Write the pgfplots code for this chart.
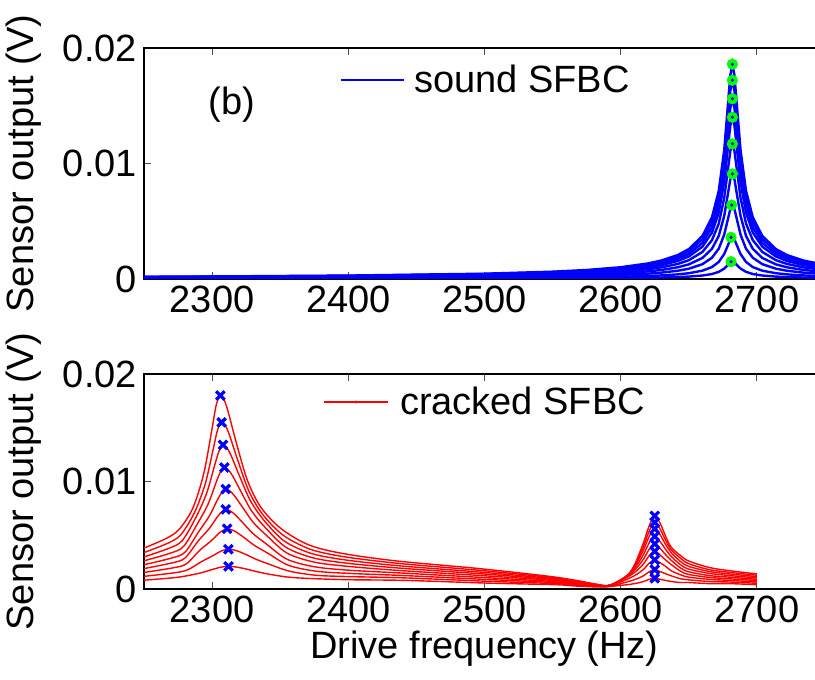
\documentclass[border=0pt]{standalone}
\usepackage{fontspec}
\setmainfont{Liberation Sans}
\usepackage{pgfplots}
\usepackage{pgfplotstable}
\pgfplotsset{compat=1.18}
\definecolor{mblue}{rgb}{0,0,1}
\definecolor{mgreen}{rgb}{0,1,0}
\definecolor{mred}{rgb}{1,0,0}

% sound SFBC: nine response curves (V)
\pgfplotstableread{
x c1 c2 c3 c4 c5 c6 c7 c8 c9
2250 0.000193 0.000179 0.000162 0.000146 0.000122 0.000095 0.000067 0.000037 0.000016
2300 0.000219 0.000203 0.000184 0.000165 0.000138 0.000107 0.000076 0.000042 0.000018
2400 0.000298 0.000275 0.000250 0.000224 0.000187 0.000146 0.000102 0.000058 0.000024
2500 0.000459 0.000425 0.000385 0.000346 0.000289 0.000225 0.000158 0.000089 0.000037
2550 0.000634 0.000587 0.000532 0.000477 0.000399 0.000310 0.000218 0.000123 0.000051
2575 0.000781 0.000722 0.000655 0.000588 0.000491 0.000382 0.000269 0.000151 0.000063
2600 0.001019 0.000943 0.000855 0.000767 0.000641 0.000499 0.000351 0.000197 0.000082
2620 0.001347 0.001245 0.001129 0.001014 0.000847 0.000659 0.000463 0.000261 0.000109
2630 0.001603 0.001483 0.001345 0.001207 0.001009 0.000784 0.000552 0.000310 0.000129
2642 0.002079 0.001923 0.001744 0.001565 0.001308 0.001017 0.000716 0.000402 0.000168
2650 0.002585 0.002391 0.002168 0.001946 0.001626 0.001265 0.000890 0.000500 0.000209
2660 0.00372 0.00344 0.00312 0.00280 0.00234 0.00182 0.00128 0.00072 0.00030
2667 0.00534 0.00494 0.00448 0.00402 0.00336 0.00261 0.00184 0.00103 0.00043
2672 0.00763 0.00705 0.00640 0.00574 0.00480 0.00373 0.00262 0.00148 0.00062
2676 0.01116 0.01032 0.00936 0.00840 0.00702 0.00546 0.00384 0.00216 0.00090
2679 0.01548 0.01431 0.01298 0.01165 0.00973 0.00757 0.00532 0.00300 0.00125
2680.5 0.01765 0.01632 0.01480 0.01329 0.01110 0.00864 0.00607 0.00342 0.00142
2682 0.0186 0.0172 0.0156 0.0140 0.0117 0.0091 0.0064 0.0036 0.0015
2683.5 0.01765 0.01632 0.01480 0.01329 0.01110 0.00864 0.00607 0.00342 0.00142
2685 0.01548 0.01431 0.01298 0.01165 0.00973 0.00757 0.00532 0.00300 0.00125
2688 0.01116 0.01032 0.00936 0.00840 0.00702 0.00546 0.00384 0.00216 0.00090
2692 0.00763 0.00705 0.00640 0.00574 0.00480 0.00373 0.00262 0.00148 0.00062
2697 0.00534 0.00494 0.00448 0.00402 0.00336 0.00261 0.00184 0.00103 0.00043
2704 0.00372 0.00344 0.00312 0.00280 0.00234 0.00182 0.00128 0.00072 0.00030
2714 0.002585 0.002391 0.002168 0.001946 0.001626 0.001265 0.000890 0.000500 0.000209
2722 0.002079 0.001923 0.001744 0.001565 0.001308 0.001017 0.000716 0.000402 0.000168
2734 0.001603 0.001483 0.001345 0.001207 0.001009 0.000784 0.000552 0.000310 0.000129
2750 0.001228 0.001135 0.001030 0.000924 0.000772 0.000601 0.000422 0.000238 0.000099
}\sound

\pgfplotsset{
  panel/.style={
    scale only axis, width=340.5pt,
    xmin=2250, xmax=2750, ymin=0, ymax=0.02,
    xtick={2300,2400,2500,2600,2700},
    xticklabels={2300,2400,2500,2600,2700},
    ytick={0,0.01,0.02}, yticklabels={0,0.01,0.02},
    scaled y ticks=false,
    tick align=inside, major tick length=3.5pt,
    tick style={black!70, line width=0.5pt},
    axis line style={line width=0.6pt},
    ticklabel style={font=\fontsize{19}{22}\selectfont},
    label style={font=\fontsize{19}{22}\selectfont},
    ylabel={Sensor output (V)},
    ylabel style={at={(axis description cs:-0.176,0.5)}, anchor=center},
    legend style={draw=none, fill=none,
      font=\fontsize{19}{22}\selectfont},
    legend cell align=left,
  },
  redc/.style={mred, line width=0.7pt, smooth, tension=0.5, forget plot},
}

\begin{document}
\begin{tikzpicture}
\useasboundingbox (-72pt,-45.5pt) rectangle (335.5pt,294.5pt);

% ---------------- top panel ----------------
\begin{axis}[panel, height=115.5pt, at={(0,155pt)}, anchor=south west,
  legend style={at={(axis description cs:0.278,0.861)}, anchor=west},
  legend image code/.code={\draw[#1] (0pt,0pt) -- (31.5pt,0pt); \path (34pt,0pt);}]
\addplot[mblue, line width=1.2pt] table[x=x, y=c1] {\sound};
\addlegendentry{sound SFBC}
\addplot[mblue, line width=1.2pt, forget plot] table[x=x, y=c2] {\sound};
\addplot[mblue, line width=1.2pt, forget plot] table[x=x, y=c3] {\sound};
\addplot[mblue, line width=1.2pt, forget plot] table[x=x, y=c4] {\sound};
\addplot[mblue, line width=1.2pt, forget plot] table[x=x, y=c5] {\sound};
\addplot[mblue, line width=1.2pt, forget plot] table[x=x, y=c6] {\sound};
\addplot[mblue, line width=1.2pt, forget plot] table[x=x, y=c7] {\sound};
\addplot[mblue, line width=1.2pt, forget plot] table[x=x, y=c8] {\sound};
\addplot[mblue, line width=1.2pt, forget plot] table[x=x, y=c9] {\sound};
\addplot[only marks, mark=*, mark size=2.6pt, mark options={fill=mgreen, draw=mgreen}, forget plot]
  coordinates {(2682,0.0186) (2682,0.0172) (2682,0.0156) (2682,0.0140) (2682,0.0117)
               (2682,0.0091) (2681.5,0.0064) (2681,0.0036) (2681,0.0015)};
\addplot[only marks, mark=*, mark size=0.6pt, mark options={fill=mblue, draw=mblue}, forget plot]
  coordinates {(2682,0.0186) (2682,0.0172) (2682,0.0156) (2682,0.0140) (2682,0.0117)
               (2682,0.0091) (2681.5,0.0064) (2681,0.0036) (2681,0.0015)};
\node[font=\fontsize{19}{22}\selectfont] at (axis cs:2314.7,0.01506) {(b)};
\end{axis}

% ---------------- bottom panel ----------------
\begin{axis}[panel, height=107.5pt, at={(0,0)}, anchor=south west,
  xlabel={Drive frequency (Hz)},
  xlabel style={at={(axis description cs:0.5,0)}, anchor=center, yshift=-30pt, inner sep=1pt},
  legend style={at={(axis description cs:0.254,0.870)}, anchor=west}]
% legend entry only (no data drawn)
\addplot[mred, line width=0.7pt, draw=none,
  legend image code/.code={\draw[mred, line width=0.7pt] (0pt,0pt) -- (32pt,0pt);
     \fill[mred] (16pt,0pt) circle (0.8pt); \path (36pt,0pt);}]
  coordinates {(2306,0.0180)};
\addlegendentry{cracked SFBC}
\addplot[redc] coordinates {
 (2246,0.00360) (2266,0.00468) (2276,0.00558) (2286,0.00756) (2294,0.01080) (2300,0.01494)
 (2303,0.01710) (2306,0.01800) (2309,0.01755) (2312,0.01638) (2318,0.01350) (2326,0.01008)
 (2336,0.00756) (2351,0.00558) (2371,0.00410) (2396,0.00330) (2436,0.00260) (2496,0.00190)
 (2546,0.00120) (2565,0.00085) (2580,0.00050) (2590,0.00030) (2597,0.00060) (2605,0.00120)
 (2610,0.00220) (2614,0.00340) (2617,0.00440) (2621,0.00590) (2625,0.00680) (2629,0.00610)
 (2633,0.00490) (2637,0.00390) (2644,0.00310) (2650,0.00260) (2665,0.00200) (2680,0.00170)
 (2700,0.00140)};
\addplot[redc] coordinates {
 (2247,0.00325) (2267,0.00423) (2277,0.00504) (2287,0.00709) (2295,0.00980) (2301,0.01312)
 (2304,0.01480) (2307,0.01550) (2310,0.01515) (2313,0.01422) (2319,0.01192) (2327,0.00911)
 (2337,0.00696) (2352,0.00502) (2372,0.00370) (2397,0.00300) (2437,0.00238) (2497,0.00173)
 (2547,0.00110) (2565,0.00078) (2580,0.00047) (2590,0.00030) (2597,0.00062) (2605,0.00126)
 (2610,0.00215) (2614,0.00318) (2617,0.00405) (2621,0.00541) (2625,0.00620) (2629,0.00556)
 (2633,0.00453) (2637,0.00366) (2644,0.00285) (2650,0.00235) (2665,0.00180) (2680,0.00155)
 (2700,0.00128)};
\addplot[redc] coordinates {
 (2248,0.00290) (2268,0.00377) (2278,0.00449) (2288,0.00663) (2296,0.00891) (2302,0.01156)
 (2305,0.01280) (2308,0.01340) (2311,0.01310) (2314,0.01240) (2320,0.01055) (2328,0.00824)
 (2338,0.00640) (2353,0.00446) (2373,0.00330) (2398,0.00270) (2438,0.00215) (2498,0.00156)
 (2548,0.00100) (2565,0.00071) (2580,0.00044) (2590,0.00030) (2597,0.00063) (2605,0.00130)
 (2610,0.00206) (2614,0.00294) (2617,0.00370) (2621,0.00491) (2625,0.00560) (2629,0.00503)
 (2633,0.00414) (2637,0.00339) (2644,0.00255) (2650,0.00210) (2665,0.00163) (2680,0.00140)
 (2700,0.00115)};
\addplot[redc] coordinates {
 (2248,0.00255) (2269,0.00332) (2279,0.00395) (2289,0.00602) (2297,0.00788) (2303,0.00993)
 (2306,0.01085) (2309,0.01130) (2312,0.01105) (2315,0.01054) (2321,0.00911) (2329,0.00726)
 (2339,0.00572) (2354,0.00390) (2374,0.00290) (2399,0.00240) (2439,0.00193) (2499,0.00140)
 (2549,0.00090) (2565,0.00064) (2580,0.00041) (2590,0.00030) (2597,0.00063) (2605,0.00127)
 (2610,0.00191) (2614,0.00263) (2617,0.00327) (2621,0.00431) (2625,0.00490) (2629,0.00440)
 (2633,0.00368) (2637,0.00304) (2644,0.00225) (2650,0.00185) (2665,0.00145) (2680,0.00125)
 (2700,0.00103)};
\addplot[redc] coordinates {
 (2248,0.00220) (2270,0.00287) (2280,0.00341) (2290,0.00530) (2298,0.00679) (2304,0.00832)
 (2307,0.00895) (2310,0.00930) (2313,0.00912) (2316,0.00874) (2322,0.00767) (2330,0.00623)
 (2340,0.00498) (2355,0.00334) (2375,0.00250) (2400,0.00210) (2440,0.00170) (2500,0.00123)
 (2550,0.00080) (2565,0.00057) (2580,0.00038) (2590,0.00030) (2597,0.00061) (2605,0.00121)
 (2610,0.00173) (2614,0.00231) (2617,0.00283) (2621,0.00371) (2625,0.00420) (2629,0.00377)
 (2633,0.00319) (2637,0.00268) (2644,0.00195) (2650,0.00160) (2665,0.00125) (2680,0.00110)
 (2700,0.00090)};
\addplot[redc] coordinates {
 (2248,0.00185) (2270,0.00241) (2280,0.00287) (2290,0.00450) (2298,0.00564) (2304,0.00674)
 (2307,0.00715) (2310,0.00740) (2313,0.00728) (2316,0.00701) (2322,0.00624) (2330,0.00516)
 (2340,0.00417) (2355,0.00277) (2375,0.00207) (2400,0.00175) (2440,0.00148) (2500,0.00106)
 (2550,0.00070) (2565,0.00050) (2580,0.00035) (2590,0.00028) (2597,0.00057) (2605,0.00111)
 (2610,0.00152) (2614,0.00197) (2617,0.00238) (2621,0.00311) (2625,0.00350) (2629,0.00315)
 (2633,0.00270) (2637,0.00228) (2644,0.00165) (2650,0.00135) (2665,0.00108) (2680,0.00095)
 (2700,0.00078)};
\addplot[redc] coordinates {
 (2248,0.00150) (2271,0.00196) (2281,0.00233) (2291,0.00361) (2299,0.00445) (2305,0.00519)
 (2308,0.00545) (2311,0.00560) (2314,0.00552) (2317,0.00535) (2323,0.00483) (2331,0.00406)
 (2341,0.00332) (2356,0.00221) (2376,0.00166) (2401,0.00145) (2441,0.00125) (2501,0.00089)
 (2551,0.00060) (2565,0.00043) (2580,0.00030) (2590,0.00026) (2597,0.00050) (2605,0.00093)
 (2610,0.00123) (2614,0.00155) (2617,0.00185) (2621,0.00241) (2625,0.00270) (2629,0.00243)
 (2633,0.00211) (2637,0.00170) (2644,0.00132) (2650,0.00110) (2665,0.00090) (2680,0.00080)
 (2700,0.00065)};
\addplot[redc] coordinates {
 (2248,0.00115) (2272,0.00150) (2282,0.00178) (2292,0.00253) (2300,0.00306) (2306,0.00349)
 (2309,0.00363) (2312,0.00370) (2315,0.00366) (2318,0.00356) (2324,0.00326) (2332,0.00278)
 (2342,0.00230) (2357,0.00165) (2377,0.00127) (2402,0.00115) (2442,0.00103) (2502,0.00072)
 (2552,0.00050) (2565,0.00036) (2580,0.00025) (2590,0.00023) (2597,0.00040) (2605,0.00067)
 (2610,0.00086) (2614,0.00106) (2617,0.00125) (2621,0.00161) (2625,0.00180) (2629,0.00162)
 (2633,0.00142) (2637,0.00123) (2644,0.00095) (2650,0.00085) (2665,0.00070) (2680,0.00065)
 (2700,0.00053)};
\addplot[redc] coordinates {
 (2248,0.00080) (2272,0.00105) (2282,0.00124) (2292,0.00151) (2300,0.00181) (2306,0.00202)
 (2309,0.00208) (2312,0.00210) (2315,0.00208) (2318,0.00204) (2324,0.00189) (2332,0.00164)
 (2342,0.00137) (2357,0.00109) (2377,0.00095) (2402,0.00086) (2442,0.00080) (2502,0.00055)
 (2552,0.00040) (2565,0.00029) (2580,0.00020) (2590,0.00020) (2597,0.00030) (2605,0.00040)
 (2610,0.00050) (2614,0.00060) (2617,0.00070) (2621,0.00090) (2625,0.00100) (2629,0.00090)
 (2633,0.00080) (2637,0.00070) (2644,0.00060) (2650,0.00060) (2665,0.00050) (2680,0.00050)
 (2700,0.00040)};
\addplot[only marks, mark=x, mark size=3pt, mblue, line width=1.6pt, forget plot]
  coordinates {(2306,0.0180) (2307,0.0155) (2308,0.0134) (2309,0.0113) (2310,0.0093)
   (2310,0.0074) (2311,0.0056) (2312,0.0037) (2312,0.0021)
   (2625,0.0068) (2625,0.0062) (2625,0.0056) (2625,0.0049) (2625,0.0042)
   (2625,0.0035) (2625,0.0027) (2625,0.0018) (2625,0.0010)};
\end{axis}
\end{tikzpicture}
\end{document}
· · · · · · ·
What the task asks ▸ Every line that holds the word "code" should be extracted.

Expected answer ▸
Write the pgfplots code for this chart.
  legend image code/.code={\draw[#1] (0pt,0pt) -- (31.5pt,0pt); \path (34pt,0pt);}]
  legend image code/.code={\draw[mred, line width=0.7pt] (0pt,0pt) -- (32pt,0pt);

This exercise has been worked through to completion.